Un pensiero per i nuovi arrivati…
“Qualità e professionalità: vale per tutti. Se devo sceglierne uno, allora dico Edon (Zhegrova, ndr): mi aveva impressionato quando lo abbiamo affrontato la scorsa Champions League col Lilla, poi mi ha confermato quello che pensavo di lui. Ha ragione Spalletti, quella “zeppetta” nell’uno contro uno è micidiale”.
Domani, il derby.
“Sfida da vincere, ad ogni costo. Non nego che sono legato di più a quello di Genova essendo tifoso genoano, ma con il Toro è un appuntamento molto sentito. Anche perché, per loro, vale una stagione, per noi mette in palio punti preziosissimi”.
In Champions è vietato sbagliare da qui a fine gennaio.
“Dobbiamo vincerle tutte, la possibilità di errore si è ridotta drasticamente”.
L’università è entrata nella sua giornata?
“Avrei voluto. Ma io sono uno che se decide di fare una cosa deve farla al meglio, il tempo mi sarebbe mancato. Sto leggendo Novak, la storia di un grande come Djokovic: c’è altro oltre il talento”.
Lei gira con le “cuffione” in testa per dirla alla Spalletti?

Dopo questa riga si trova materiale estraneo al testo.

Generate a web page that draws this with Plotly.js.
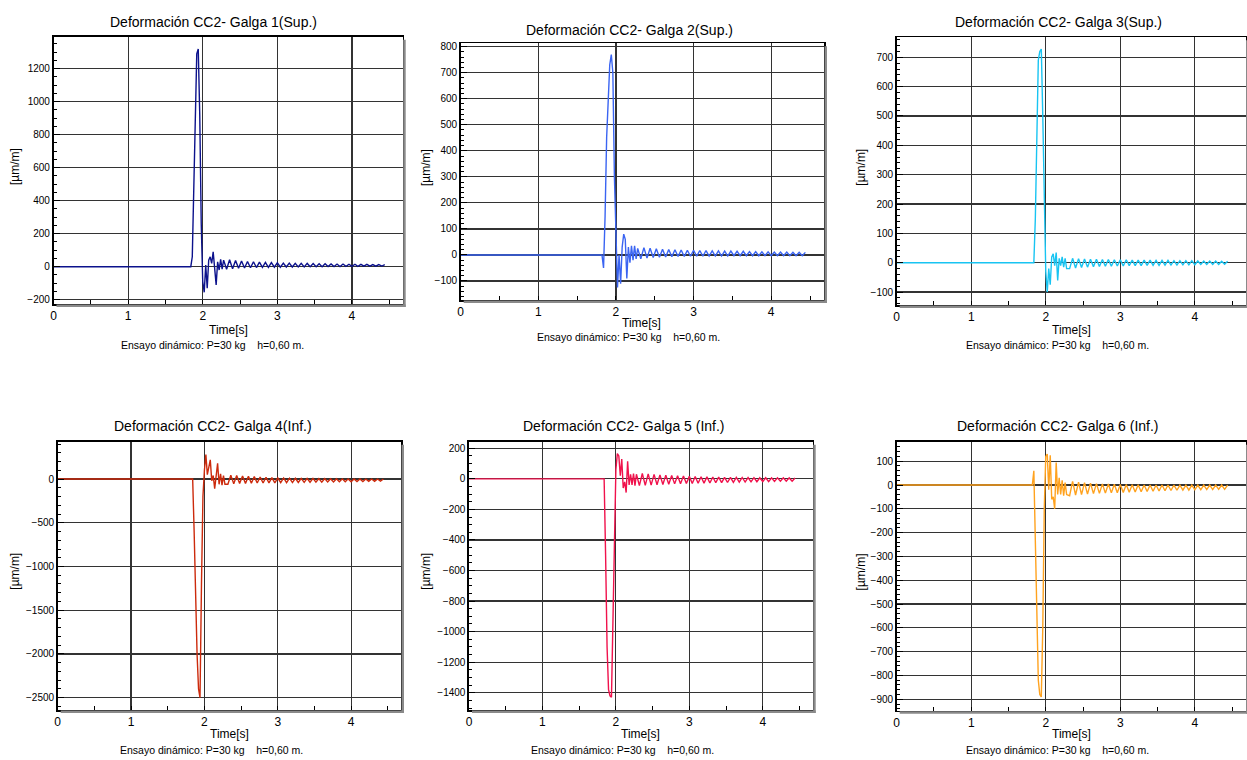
<!DOCTYPE html>
<html><head><meta charset="utf-8">
<script src="https://cdn.plot.ly/plotly-3.0.1.min.js"></script>
<style>html,body{margin:0;padding:0;background:#fff}#chart{width:1247px;height:760px}</style>
</head><body><div id="chart"></div>
<script>
// ---------- DATA ----------
const timeImpact = [0, 1.82, 1.84, 1.86, 1.88, 1.90, 1.92, 1.94, 1.96, 1.98, 2.00, 2.02, 2.04, 2.06, 2.08, 2.10, 2.12, 2.14, 2.16, 2.18, 2.20, 2.22, 2.24, 2.26, 2.28];
const timeRing = [2.32, 2.36, 2.40, 2.44, 2.48, 2.52, 2.56, 2.60, 2.64, 2.68, 2.72, 2.76, 2.80, 2.84, 2.88, 2.92, 2.96, 3.00, 3.04, 3.08, 3.12, 3.16, 3.20, 3.24, 3.28, 3.32, 3.36, 3.40, 3.44, 3.48, 3.52, 3.56, 3.60, 3.64, 3.68, 3.72, 3.76, 3.80, 3.84, 3.88, 3.92, 3.96, 4.00, 4.04, 4.08, 4.12, 4.16, 4.20, 4.24, 4.28, 4.32, 4.36, 4.40, 4.44];

const galga1Impact = [0, 0, 0, 60, 500, 980, 1290, 1320, 920, 260, -90, -155, 10, -130, 40, 60, 20, 90, -20, -110, 30, -20, 45, -15, 40];
const galga1Ring = [-15, 42, -12, 38, -10, 35, -8, 32, -6, 30, -5, 28, -4, 26, -4, 25, -3, 24, -3, 22, -2, 22, -2, 21, -1, 20, -1, 20, 0, 19, 0, 18, 0, 18, 1, 17, 1, 16, 1, 16, 2, 15, 2, 15, 2, 14, 3, 14, 3, 13, 3, 13, 4, 12];

const galga2Impact = [0, 0, -50, 150, 450, 620, 730, 770, 700, 300, 20, -125, 0, -110, 30, 80, 60, -90, 30, -30, 35, -20, 35, -15, 25];
const galga2Ring = [-15, 28, -12, 26, -10, 24, -9, 22, -8, 21, -7, 20, -6, 19, -6, 18, -5, 18, -5, 17, -5, 17, -4, 16, -4, 16, -4, 15, -4, 15, -3, 14, -3, 14, -3, 13, -3, 13, -3, 12, -3, 12, -3, 11, -3, 11, -3, 11, -3, 10, -3, 10, -3, 10];

const galga3Impact = [0, 0, 0, 150, 450, 690, 720, 728, 500, 150, -30, -100, -20, -75, 20, 30, -10, 35, -60, 15, -10, 20, -15, 15, -20];
const galga3Ring = [-20, 15, -18, 14, -16, 13, -15, 12, -14, 12, -13, 11, -12, 11, -12, 10, -11, 10, -11, 10, -10, 9, -10, 9, -10, 9, -9, 9, -9, 8, -9, 8, -8, 8, -8, 7, -8, 7, -7, 7, -7, 7, -7, 6, -6, 6, -6, 6, -6, 6, -6, 5, -5, 5];

const galga4Impact = [0, 0, 0, -600, -1400, -2000, -2400, -2500, -1200, -200, 100, 280, 50, 150, 220, -20, 40, -110, 20, 180, -60, 60, -70, 40, -60];
const galga4Ring = [-60, 45, -55, 40, -52, 36, -50, 32, -48, 28, -46, 24, -45, 20, -44, 17, -43, 14, -42, 12, -41, 10, -40, 9, -39, 8, -38, 8, -37, 7, -36, 6, -35, 5, -34, 4, -33, 3, -32, 2, -31, 2, -30, 1, -29, 1, -28, 0, -27, 0, -26, 0, -25, 0];

const galga5Impact = [0, 0, 0, -500, -1100, -1380, -1420, -1430, -900, -250, 60, 165, 150, 20, 130, -60, -20, -90, 115, -40, 30, -40, 35, -45, 30];
const galga5Ring = [-45, 35, -43, 32, -41, 29, -39, 26, -37, 24, -35, 22, -33, 20, -32, 18, -31, 16, -30, 15, -29, 14, -28, 13, -27, 12, -26, 11, -25, 10, -24, 10, -23, 9, -22, 9, -21, 8, -20, 8, -19, 7, -18, 7, -18, 7, -17, 6, -16, 6, -16, 6, -15, 6];

const galga6Impact = [0, 0, 60, -200, -550, -820, -880, -890, -600, -100, 120, 130, -20, 125, -60, -50, -100, 95, -40, 30, -40, 20, -45, 10, -40];
const galga6Ring = [-45, 15, -42, 12, -40, 10, -38, 8, -36, 6, -35, 5, -34, 4, -33, 3, -32, 2, -31, 2, -30, 1, -29, 1, -28, 0, -27, 0, -26, 0, -25, 0, -24, 0, -23, 0, -22, 0, -21, 0, -21, 0, -20, 0, -20, 0, -19, 0, -19, 0, -18, 0, -18, 0];

const panelTitles = ['Deformación CC2- Galga 1(Sup.)', 'Deformación CC2- Galga 2(Sup.)', 'Deformación CC2- Galga 3(Sup.)',
                     'Deformación CC2- Galga 4(Inf.)', 'Deformación CC2- Galga 5 (Inf.)', 'Deformación CC2- Galga 6 (Inf.)'];
const xAxisTitle = 'Time[s]';
const yAxisTitle = '[µm/m]';
const footnote = 'Ensayo dinámico: P=30 kg\u00a0\u00a0\u00a0\u00a0h=0,60 m.';
const seriesImpact = [galga1Impact, galga2Impact, galga3Impact, galga4Impact, galga5Impact, galga6Impact];
const seriesRing = [galga1Ring, galga2Ring, galga3Ring, galga4Ring, galga5Ring, galga6Ring];

// ---------- LAYOUT / STYLE ----------
const W = 1247, H = 760;
const panels = [
  {box:[53.5,36.7,402.7,304], yr:[-226,1394], dt:200, mdt:50, color:'#0c128c', title:[213,22], xt:[228,330], foot:[212.5,345], yl:[15,167]},
  {box:[460.7,43.3,824,300], yr:[-173,813], dt:100, mdt:20, color:'#3a64f2', title:[629,30], xt:[641.7,323], foot:[628,337], yl:[426,168]},
  {box:[896.7,37.3,1245.5,305], yr:[-144,768], dt:100, mdt:20, color:'#18c4f2', title:[1058,22], xt:[1071.7,330], foot:[1057,345], yl:[860.7,167]},
  {box:[57.7,441.7,401,710], yr:[-2641,427], dt:500, mdt:100, color:'#cc2a0c', title:[212.5,426], xt:[229,734], foot:[211.7,750], yl:[15,571.7]},
  {box:[469,441.7,812.7,710], yr:[-1513,243], dt:200, mdt:50, color:'#f0124c', title:[623.8,426], xt:[640.7,734], foot:[622.7,750], yl:[426,571.7]},
  {box:[896.7,441.7,1245.5,710.7], yr:[-948,182], dt:100, mdt:20, color:'#ffa21e', title:[1058,426], xt:[1071.7,734], foot:[1057,750], yl:[860.7,571.7]}
];
const px = v => v / W, py = v => 1 - v / H;
const narrow = 'Liberation Sans Narrow, Arial Narrow, Liberation Sans, Arial, sans-serif';
const sans = 'Liberation Sans, Arial, sans-serif';

const traces = [], annotations = [], shapes = [];
const layout = {width:W, height:H, margin:{l:0,r:0,t:0,b:0}, paper_bgcolor:'#fff', plot_bgcolor:'rgba(0,0,0,0)', showlegend:false, font:{family:sans, color:'#000'}};

panels.forEach((p, i) => {
  const n = i + 1;
  const xa = 'x' + (n === 1 ? '' : n), ya = 'y' + (n === 1 ? '' : n);
  const xk = 'xaxis' + (n === 1 ? '' : n), yk = 'yaxis' + (n === 1 ? '' : n);
  const [l, t, r, b] = p.box;
  traces.push({type:'scatter', mode:'lines', x: timeImpact.concat(timeRing), y: seriesImpact[i].concat(seriesRing[i]),
    xaxis: xa, yaxis: ya, line:{color:p.color, width:1.4}, hoverinfo:'skip'});
  const xRange = [0, 4.68];
  layout[xk] = {domain:[px(l), px(r)], anchor: ya, range: xRange, dtick:1, tick0:0, showgrid:true, gridcolor:'#333', gridwidth:1.2,
    zeroline:false, showline:true, linecolor:'#000', linewidth:1.6, mirror:true, ticks:'inside', ticklen:4, tickcolor:'#000',
    minor:{dtick:0.5, ticks:'inside', ticklen:4, tickcolor:'#000', showgrid:false},
    tickfont:{family:sans, size:12, color:'#000'}, fixedrange:true};
  layout[yk] = {domain:[py(b), py(t)], anchor: xa, range: p.yr, dtick:p.dt, tick0:0, showgrid:true, gridcolor:'#333', gridwidth:1.2,
    zeroline:false, showline:true, linecolor:'#000', linewidth:1.6, mirror:true, ticks:'inside', ticklen:6, tickcolor:'#000',
    minor:{dtick:p.mdt, ticks:'inside', ticklen:3, tickcolor:'#000', showgrid:false},
    tickfont:{family:narrow, size:10, color:'#000'}, ticklabelstandoff:0, fixedrange:true};
  // shadow
  shapes.push({type:'rect', xref:'paper', yref:'paper', x0:px(r+0.5), x1:px(r+3), y0:py(b+3), y1:py(t+3), fillcolor:'#8a8a8a', line:{width:0}});
  shapes.push({type:'rect', xref:'paper', yref:'paper', x0:px(l+3), x1:px(r+3), y0:py(b+3), y1:py(b+0.5), fillcolor:'#8a8a8a', line:{width:0}});
  annotations.push({xref:'paper', yref:'paper', x:px(p.title[0]), y:py(p.title[1]), xanchor:'center', yanchor:'middle', showarrow:false,
    text:panelTitles[i], font:{family:sans, size:14, color:'#000'}});
  annotations.push({xref:'paper', yref:'paper', x:px(p.xt[0]), y:py(p.xt[1]), xanchor:'center', yanchor:'middle', showarrow:false,
    text:xAxisTitle, font:{family:narrow, size:12, color:'#000'}});
  annotations.push({xref:'paper', yref:'paper', x:px(p.foot[0]), y:py(p.foot[1]), xanchor:'center', yanchor:'middle', showarrow:false,
    text:footnote, font:{family:sans, size:10.5, color:'#000'}});
  annotations.push({xref:'paper', yref:'paper', x:px(p.yl[0]), y:py(p.yl[1]), xanchor:'center', yanchor:'middle', showarrow:false,
    textangle:-90, text:yAxisTitle, font:{family:narrow, size:12, color:'#000'}});
});
layout.annotations = annotations;
layout.shapes = shapes;
Plotly.newPlot('chart', traces, layout, {staticPlot:true, displayModeBar:false});
</script></body></html>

“Solo quando arrivo allo stadio. So che quando era ct si lamentava di chi passeggiava per i vialetti di Coverciano con le “cuffione” in testa: magari metterò gli auricolari piccoli anche in quei pochi minuti che ascolto musica (sorride, ndr). Cosa ascolto? “Guasto d’amore” di Bresh, grande tifoso genoano”.